Arjun Badola

The most ‘difficult’ thing

Well, the most ‘difficult’ thing to do in investing is not finding the next multibagger, (it is difficult but stands second on the list) it is to do nothing.

Not only in investing this thing even applies to life.

There will be so many things which requires no attention or no change but people due to free time tend to mess up things and fill up their metal space on thinking about such things. Let me give you my example, first which is outside of investing

So, I maintain this blog and till now I have decided to not advertise on my blog.

Which means I don’t need to make it according to the google ad sense terms.

I don’t have to make it attractive so as people like the visual of the blog.

I don’t need to maintain a email list for getting more traffic, instead I maintain it to interact with people who have similar interest.

I could do what I want which is focus on my content. Another example is related to Investing

The most common mistake an inexperienced investor or even well-known one like Prof. Sanjay Bakshi make is not holding on to the stocks long enough.

An inexperienced investor tends to get influenced by the noise around them, quite easily.

They listen to people who have not put in the effort or does not have the stomach to build conviction over a company’s performance.

The most common term used these days is, “Nobody ever lost money taking a profit.”

Well, such a statement could be very useful for a trader or a short term investor. But not for a long term investor.

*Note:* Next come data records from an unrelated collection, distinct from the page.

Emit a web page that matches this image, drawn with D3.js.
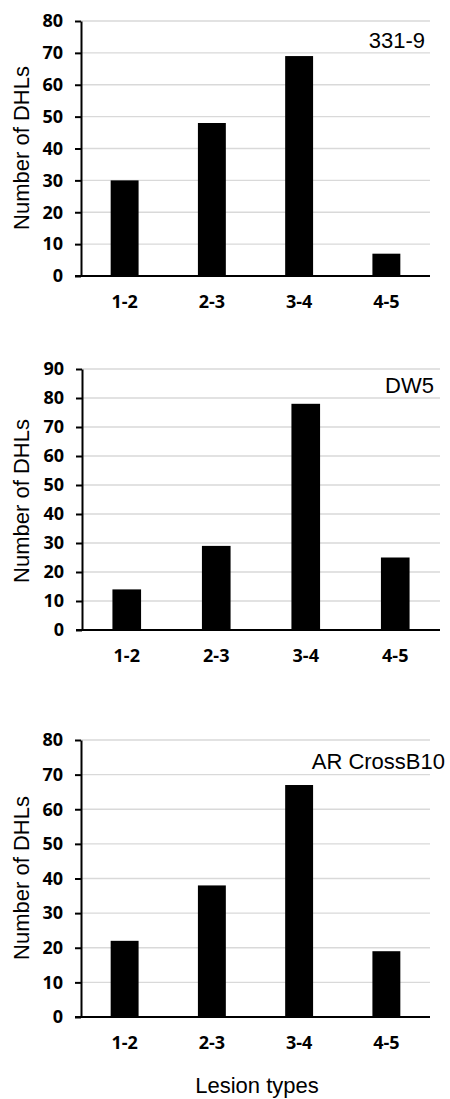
<!DOCTYPE html>
<html>
<head>
<meta charset="utf-8">
<script src="https://cdn.jsdelivr.net/npm/d3@7"></script>
<style>
  body { margin: 0; background: #fff; }
  svg { display: block; }
</style>
</head>
<body>
<script>
// data
var categories = ["1-2", "2-3", "3-4", "4-5"];
var panelNames = ["331-9", "DW5", "AR CrossB10"];
var values331 = [30, 48, 69, 7];
var valuesDW5 = [14, 29, 78, 25];
var valuesAR = [22, 38, 67, 19];
var yMax = [80, 90, 80];
var yTitle = "Number of DHLs";
var xTitle = "Lesion types";

// layout for each panel (pixels)
var panels = [
  { values: values331, left: 81, right: 430, top: 21, bottom: 276, labelX: 425, labelY: 48, titleY: 148 },
  { values: valuesDW5, left: 82, right: 440, top: 369, bottom: 630, labelX: 434, labelY: 393, titleY: 501 },
  { values: valuesAR, left: 81, right: 430, top: 740, bottom: 1017, labelX: 445, labelY: 769, titleY: 878 }
];

var tickFont = "'Open Sans', Lato, sans-serif";

var svg = d3.select("body").append("svg")
  .attr("width", 450)
  .attr("height", 1099);

panels.forEach(function (p, k) {
  var x = d3.scaleBand()
    .domain(categories)
    .range([p.left, p.right])
    .padding(0);

  var y = d3.scaleLinear()
    .domain([0, yMax[k]])
    .range([p.bottom, p.top]);

  var g = svg.append("g");

  // gridlines
  g.selectAll("line.grid")
    .data(y.ticks(yMax[k] / 10).filter(function (d) { return d > 0; }))
    .enter()
    .append("line")
    .attr("class", "grid")
    .attr("x1", p.left)
    .attr("x2", p.right)
    .attr("y1", function (d) { return y(d); })
    .attr("y2", function (d) { return y(d); })
    .style("stroke", "#d9d9d9")
    .style("stroke-width", 1.3);

  // bars
  var bw = x.bandwidth() * 0.32;
  g.selectAll("rect")
    .data(p.values)
    .enter()
    .append("rect")
    .attr("x", function (d, i) { return x(categories[i]) + x.bandwidth() / 2 - bw / 2; })
    .attr("y", function (d) { return y(d); })
    .attr("width", bw)
    .attr("height", function (d) { return p.bottom - y(d); })
    .style("fill", "#000");

  // y axis
  var yAxis = g.append("g")
    .attr("transform", "translate(" + p.left + ",0)")
    .call(d3.axisLeft(y).ticks(yMax[k] / 10).tickSize(6).tickPadding(12).tickSizeOuter(0));
  yAxis.select(".domain").style("stroke", "#000").style("stroke-width", 2);
  yAxis.selectAll(".tick line").style("stroke", "#000").style("stroke-width", 2);
  yAxis.selectAll(".tick text")
    .style("font-family", tickFont)
    .style("font-weight", "bold")
    .style("font-size", "18px")
    .style("fill", "#000");

  // x axis
  var xAxis = g.append("g")
    .attr("transform", "translate(0," + p.bottom + ")")
    .call(d3.axisBottom(x).tickSize(0).tickPadding(19).tickSizeOuter(0));
  xAxis.select(".domain").style("stroke", "#000").style("stroke-width", 2)
    .attr("d", "M" + (p.left - 6) + ",0H" + p.right);
  xAxis.selectAll(".tick text")
    .style("font-family", tickFont)
    .style("font-weight", "bold")
    .style("font-size", "18px")
    .style("fill", "#000");

  // panel label
  g.append("text")
    .attr("x", p.labelX)
    .attr("y", p.labelY)
    .attr("text-anchor", "end")
    .style("font-family", "'Liberation Sans', Arial, sans-serif")
    .style("font-size", "22px")
    .style("fill", "#000")
    .text(panelNames[k]);

  // y title
  g.append("text")
    .attr("transform", "translate(29," + p.titleY + ") rotate(-90)")
    .attr("text-anchor", "middle")
    .style("font-family", "'Liberation Sans', Arial, sans-serif")
    .style("font-size", "22px")
    .style("fill", "#000")
    .text(yTitle);
});

svg.append("text")
  .attr("x", 257)
  .attr("y", 1093)
  .attr("text-anchor", "middle")
  .style("font-family", "'Liberation Sans', Arial, sans-serif")
  .style("font-size", "22px")
  .style("fill", "#000")
  .text(xTitle);
</script>
</body>
</html>
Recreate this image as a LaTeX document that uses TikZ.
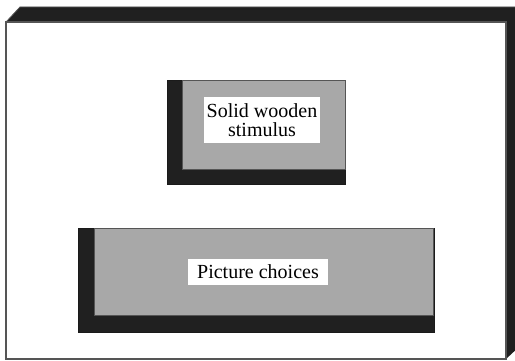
\documentclass[tikz,border=0pt]{standalone}
\usepackage{fontspec}
\setmainfont{Liberation Serif}
\newfontfamily\labelface{Liberation Serif}
\definecolor{slab}{HTML}{202020}
\definecolor{panel}{HTML}{A8A8A8}
\definecolor{rim}{HTML}{555555}
\tikzset{
  slabfill/.style={fill=slab, draw=slab!80!black, line width=0.6pt},
  panelfill/.style={fill=panel, draw=rim, line width=0.5pt},
  labelbox/.style={fill=white, draw=none, inner sep=0pt, align=center,
    font=\labelface\fontsize{20}{19}\selectfont}
}
\begin{document}
\begin{tikzpicture}[x=1pt,y=-1pt]
  \useasboundingbox (0,0) rectangle (515,361);
  % outer tray: depth faces
  \fill[slab] (6,22) -- (20,7) -- (521,7) -- (521,345) -- (506,359) -- cycle;
  \draw[rim, line width=0.8pt] (6,22) -- (20,7) -- (521,7);
  % outer tray: front face
  \draw[fill=white, draw=rim, line width=1.2pt] (6,22) rectangle (506,359);

  % stimulus block
  \draw[slabfill] (167,80) rectangle (345,184);
  \draw[panelfill] (182,80) rectangle (345,169);
  \node[labelbox, minimum width=116pt, minimum height=46pt] (stim) at (262,120)
    {Solid wooden\\stimulus};

  % choice block
  \draw[slabfill] (78,228) rectangle (434,332);
  \draw[panelfill] (94,228) rectangle (433,315);
  \node[labelbox, minimum width=140pt, minimum height=26pt] (choices) at (258,272)
    {Picture choices};
\end{tikzpicture}
\end{document}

The mindset of a long term investor is quite different from a trader.

A trader’s research is heavily relied on price of the stock whereas for an long term investor it is the quality of company’s fundamentals which could able them to sit long enough.

Long term investor rides with the company’s ups and downs. They invest as if they are buying out the whole business and not back on if the price of the stock falls 10%-20% or even 50% without being any change in their research thesis.

It is not like that only inexperienced investor sell out early. Even the experienced one’s do.

Prof. Sanjay Bakshi in his article, What Happens When You Don’t Buy Quality?; And What Happens When You Do?, accepted his mistake he made in the stock Bosch.

(He also made the same mistake in Eicher Motors Ltd)

Later by 2015 the stock price of Bosch reached the high of around Rs.27,000.

If he would have held the stock which he bought at Rs.215 then in four year he would have got 100 times + return on his capital.

(Please note, 100 times which means more than 10,000%)

Let’s have a look at this famous Marshmallow experiment.

In the video below, children are made to sit alone in the room with one marshmallow in front of them. Now, if they wait long enough they would be rewarded with another marshmallow or they could eat the one in front of them right away: link

So, if you have seen the video you could see that it was very difficult for the children to wait and if they survived, their quantity of marshmallow would double.

Some children just give in and take the bite. Some do not.

Something similar happens in the investing world.

The only difference there is instead of marshmallow, its the craving for booking profits and instead of children there are adults in the game. Inshort

The most difficult thing to do in investing is not finding the next multibagger but to hold them, that is by doing ‘nothing’.